Retype the lines beneath this one, from the first through the line containing "import matplotlib.transforms as mtransforms". Pictures are left out.
======== MATERIAL
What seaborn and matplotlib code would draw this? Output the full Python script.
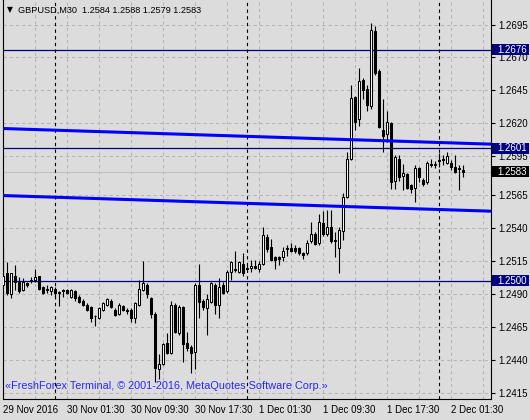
import numpy as np
import pandas as pd
import seaborn as sns
import matplotlib
matplotlib.use("Agg")
import matplotlib.pyplot as plt
from matplotlib.patches import Rectangle
import matplotlib.transforms as mtransforms

# GBPUSD M30 bars
opens = [1.2497, 1.2506, 1.2490, 1.2504, 1.2499, 1.2493, 1.2498, 1.2500, 1.2501, 1.2504,
         1.2495, 1.2493, 1.2492, 1.2494, 1.2491, 1.2493, 1.2493, 1.2488, 1.2492, 1.2488,
         1.2485, 1.2482, 1.2480, 1.2473, 1.2472, 1.2478, 1.2482, 1.2485, 1.2478, 1.2475,
         1.2481, 1.2478, 1.2478, 1.2472, 1.2482, 1.2493, 1.2497, 1.2487, 1.2475, 1.2433,
         1.2437, 1.2453, 1.2445, 1.2482, 1.2460, 1.2480, 1.2453, 1.2450, 1.2446, 1.2497,
         1.2485, 1.2479, 1.2484, 1.2497, 1.2482, 1.2497, 1.2492, 1.2507, 1.2509, 1.2507,
         1.2513, 1.2510, 1.2510, 1.2511, 1.2509, 1.2513, 1.2533, 1.2526, 1.2518, 1.2518,
         1.2518, 1.2525, 1.2525, 1.2525, 1.2525, 1.2521, 1.2521, 1.2530, 1.2536, 1.2529,
         1.2544, 1.2536, 1.2541, 1.2531, 1.2525, 1.2538, 1.2564, 1.2593, 1.2640, 1.2623,
         1.2653, 1.2646, 1.2633, 1.2690, 1.2660, 1.2615, 1.2612, 1.2620, 1.2576, 1.2593,
         1.2580, 1.2581, 1.2573, 1.2571, 1.2586, 1.2577, 1.2575, 1.2589, 1.2588, 1.2592,
         1.2593, 1.2590, 1.2590, 1.2587, 1.2586, 1.2584]
highs = [1.2526, 1.2514, 1.2506, 1.2512, 1.2503, 1.2502, 1.2499, 1.2503, 1.2509, 1.2504,
         1.2496, 1.2497, 1.2496, 1.2495, 1.2492, 1.2494, 1.2494, 1.2494, 1.2493, 1.2489,
         1.2486, 1.2483, 1.2481, 1.2474, 1.2480, 1.2484, 1.2487, 1.2486, 1.2479, 1.2483,
         1.2482, 1.2479, 1.2479, 1.2484, 1.2501, 1.2515, 1.2498, 1.2488, 1.2476, 1.2444,
         1.2453, 1.2460, 1.2485, 1.2483, 1.2482, 1.2481, 1.2461, 1.2451, 1.2498, 1.2513,
         1.2486, 1.2490, 1.2499, 1.2498, 1.2502, 1.2499, 1.2508, 1.2515, 1.2523, 1.2515,
         1.2521, 1.2512, 1.2516, 1.2516, 1.2515, 1.2541, 1.2536, 1.2532, 1.2519, 1.2519,
         1.2526, 1.2527, 1.2529, 1.2527, 1.2526, 1.2522, 1.2531, 1.2545, 1.2537, 1.2551,
         1.2553, 1.2554, 1.2554, 1.2537, 1.2541, 1.2567, 1.2598, 1.2649, 1.2641, 1.2662,
         1.2654, 1.2649, 1.2696, 1.2694, 1.2661, 1.2638, 1.2629, 1.2621, 1.2596, 1.2596,
         1.2589, 1.2582, 1.2574, 1.2588, 1.2587, 1.2578, 1.2591, 1.2593, 1.2591, 1.2597,
         1.2596, 1.2598, 1.2592, 1.2596, 1.2588, 1.2588]
lows = [1.2497, 1.2489, 1.2487, 1.2493, 1.2491, 1.2492, 1.2495, 1.2498, 1.2499, 1.2493,
        1.2490, 1.2491, 1.2489, 1.2487, 1.2481, 1.2488, 1.2490, 1.2487, 1.2485, 1.2483,
        1.2481, 1.2477, 1.2469, 1.2466, 1.2471, 1.2477, 1.2481, 1.2479, 1.2473, 1.2474,
        1.2477, 1.2475, 1.2469, 1.2468, 1.2481, 1.2492, 1.2487, 1.2472, 1.2423, 1.2425,
        1.2436, 1.2444, 1.2444, 1.2460, 1.2459, 1.2438, 1.2447, 1.2430, 1.2433, 1.2472,
        1.2478, 1.2459, 1.2483, 1.2475, 1.2472, 1.2490, 1.2491, 1.2501, 1.2507, 1.2506,
        1.2504, 1.2507, 1.2507, 1.2509, 1.2507, 1.2512, 1.2522, 1.2515, 1.2509, 1.2512,
        1.2515, 1.2519, 1.2522, 1.2521, 1.2520, 1.2517, 1.2520, 1.2529, 1.2527, 1.2527,
        1.2534, 1.2534, 1.2529, 1.2518, 1.2506, 1.2531, 1.2563, 1.2592, 1.2615, 1.2618,
        1.2638, 1.2629, 1.2631, 1.2657, 1.2616, 1.2598, 1.2606, 1.2570, 1.2570, 1.2576,
        1.2569, 1.2570, 1.2567, 1.2560, 1.2575, 1.2572, 1.2574, 1.2587, 1.2586, 1.2587,
        1.2588, 1.2589, 1.2584, 1.2582, 1.2569, 1.2579]
closes = [1.2504, 1.2491, 1.2506, 1.2499, 1.2492, 1.2499, 1.2497, 1.2501, 1.2503, 1.2494,
          1.2491, 1.2494, 1.2495, 1.2491, 1.2491, 1.2492, 1.2491, 1.2493, 1.2487, 1.2484,
          1.2482, 1.2478, 1.2472, 1.2473, 1.2479, 1.2483, 1.2486, 1.2480, 1.2474, 1.2482,
          1.2478, 1.2477, 1.2472, 1.2483, 1.2494, 1.2498, 1.2490, 1.2475, 1.2434, 1.2437,
          1.2452, 1.2445, 1.2482, 1.2461, 1.2480, 1.2452, 1.2449, 1.2445, 1.2497, 1.2484,
          1.2480, 1.2486, 1.2498, 1.2482, 1.2495, 1.2491, 1.2507, 1.2514, 1.2508, 1.2514,
          1.2506, 1.2509, 1.2511, 1.2510, 1.2513, 1.2535, 1.2524, 1.2516, 1.2516, 1.2517,
          1.2523, 1.2524, 1.2523, 1.2523, 1.2521, 1.2520, 1.2529, 1.2536, 1.2528, 1.2545,
          1.2536, 1.2541, 1.2530, 1.2530, 1.2539, 1.2564, 1.2593, 1.2639, 1.2621, 1.2652,
          1.2645, 1.2634, 1.2691, 1.2658, 1.2617, 1.2610, 1.2621, 1.2575, 1.2594, 1.2579,
          1.2582, 1.2571, 1.2570, 1.2586, 1.2579, 1.2574, 1.2590, 1.2588, 1.2589, 1.2591,
          1.2592, 1.2595, 1.2587, 1.2583, 1.2585, 1.2583]

time_labels = ['29 Nov 2016', '30 Nov 01:30', '30 Nov 09:30', '30 Nov 17:30',
               '1 Dec 01:30', '1 Dec 09:30', '1 Dec 17:30', '2 Dec 01:30']
time_label_bars = [0, 16, 32, 48, 64, 80, 96, 112]
day_breaks = [13, 61, 109]
price_ticks = [1.2415, 1.2440, 1.2465, 1.2490, 1.2515, 1.2540, 1.2565,
               1.2595, 1.2620, 1.2645, 1.2670, 1.2695]

# horizontal levels and the channel (two anchor points each)
levels = [1.2676, 1.2601, 1.2500]
bid = 1.2583
trend_x = [-1, 122]
channel_top = [1.2616, 1.2604]
channel_bottom = [1.2565, 1.2553]

bg = '#dcdcdc'
navy = '#000080'

df = pd.DataFrame({'open': opens, 'high': highs, 'low': lows, 'close': closes})
df['bar'] = np.arange(len(df))
df['up'] = df['close'] >= df['open']

sns.set_theme(style="whitegrid", rc={
    'axes.facecolor': bg, 'figure.facecolor': bg, 'axes.edgecolor': 'black',
    'grid.color': '#b4b4b4', 'grid.linestyle': (0, (3, 3)), 'grid.linewidth': 0.75,
})
plt.rcParams['font.family'] = ['Liberation Sans', 'DejaVu Sans']

fig = plt.figure(figsize=(5.3, 4.2), dpi=100)
ax = fig.add_axes([2.5 / 530, 21 / 420, 488.5 / 530, 399 / 420])

# wicks + bodies
ax.vlines(df['bar'], df['low'], df['high'], color='black', lw=0.8, zorder=3)
body_low = df[['open', 'close']].min(axis=1)
body_h = (df['close'] - df['open']).abs().clip(lower=0.00002)
ax.bar(df['bar'], body_h, bottom=body_low, width=0.5,
       color=np.where(df['up'], 'white', 'black'), edgecolor='black',
       linewidth=0.75, zorder=4)

# channel lines
sns.lineplot(x=trend_x, y=channel_top, color='#0000ff', lw=2.2, ax=ax, zorder=5)
sns.lineplot(x=trend_x, y=channel_bottom, color='#0000ff', lw=2.2, ax=ax, zorder=5)

for lv in levels:
    ax.axhline(lv, color=navy, lw=0.9, zorder=2)
ax.axhline(bid, color='#c0c0c0', lw=0.8, zorder=1.8)
for d in day_breaks:
    ax.axvline(d, color='black', lw=0.8, ls=(0, (3, 3)), zorder=2)

ax.set_xlim(-0.2, 121.9)
ax.set_ylim(1.24101, 1.27137)

ax.set_xticks(time_label_bars)
ax.set_xticklabels(time_labels)
ax.set_xticks(np.arange(8, 122, 16), minor=True)
ax.set_yticks(price_ticks)
ax.set_yticklabels([f'{p:.4f}' for p in price_ticks])
ax.grid(True, which='both', axis='x')
ax.grid(True, which='major', axis='y')
ax.yaxis.tick_right()
ax.tick_params(axis='both', which='major', direction='out', length=3, width=0.8,
               color='black', labelsize=7, labelcolor='black')
ax.tick_params(axis='y', pad=2)
ax.tick_params(axis='x', pad=1.5)
ax.tick_params(which='minor', length=0)
for lbl in ax.get_xticklabels():
    lbl.set_ha('left')

for side in ['left', 'right', 'bottom']:
    ax.spines[side].set_visible(True)
    ax.spines[side].set_color('black')
    ax.spines[side].set_linewidth(0.8)
ax.spines['top'].set_visible(False)
ax.set_xlabel('')
ax.set_ylabel('')

# price tags on the right scale
trans = mtransforms.blended_transform_factory(ax.transAxes, ax.transData)
box_h = 0.00084
for val, col in [(1.2676, navy), (1.2601, navy), (1.2500, navy), (bid, 'black')]:
    ax.add_patch(Rectangle((1.002, val - box_h / 2), 0.075, box_h, transform=trans,
                           facecolor=col, edgecolor='none', clip_on=False, zorder=6))
    ax.text(1.0123, val, f'{val:.4f}', transform=trans, color='white', fontsize=7,
            va='center', ha='left', zorder=7, clip_on=False)

ax.text(0.009, 0.975, '\u25bc', transform=ax.transAxes, fontsize=5.5, va='center',
        ha='left', color='black', family=['DejaVu Sans'])
ax.text(0.032, 0.975, 'GBPUSD,M30  1.2584 1.2588 1.2579 1.2583', transform=ax.transAxes,
        fontsize=6.6, va='center', ha='left', color='black')
ax.text(0.005, 0.033, '\u00abFreshForex Terminal, \u00a9 2001-2016, MetaQuotes Software Corp.\u00bb',
        transform=ax.transAxes, fontsize=7.8, va='center', ha='left', color='#2828ff')

fig.savefig('out.png', dpi=100, facecolor=bg)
================
= ANSWER TO THE PROBLEM =
What seaborn and matplotlib code would draw this? Output the full Python script.
import numpy as np
import pandas as pd
import seaborn as sns
import matplotlib
matplotlib.use("Agg")
import matplotlib.pyplot as plt
from matplotlib.patches import Rectangle
import matplotlib.transforms as mtransforms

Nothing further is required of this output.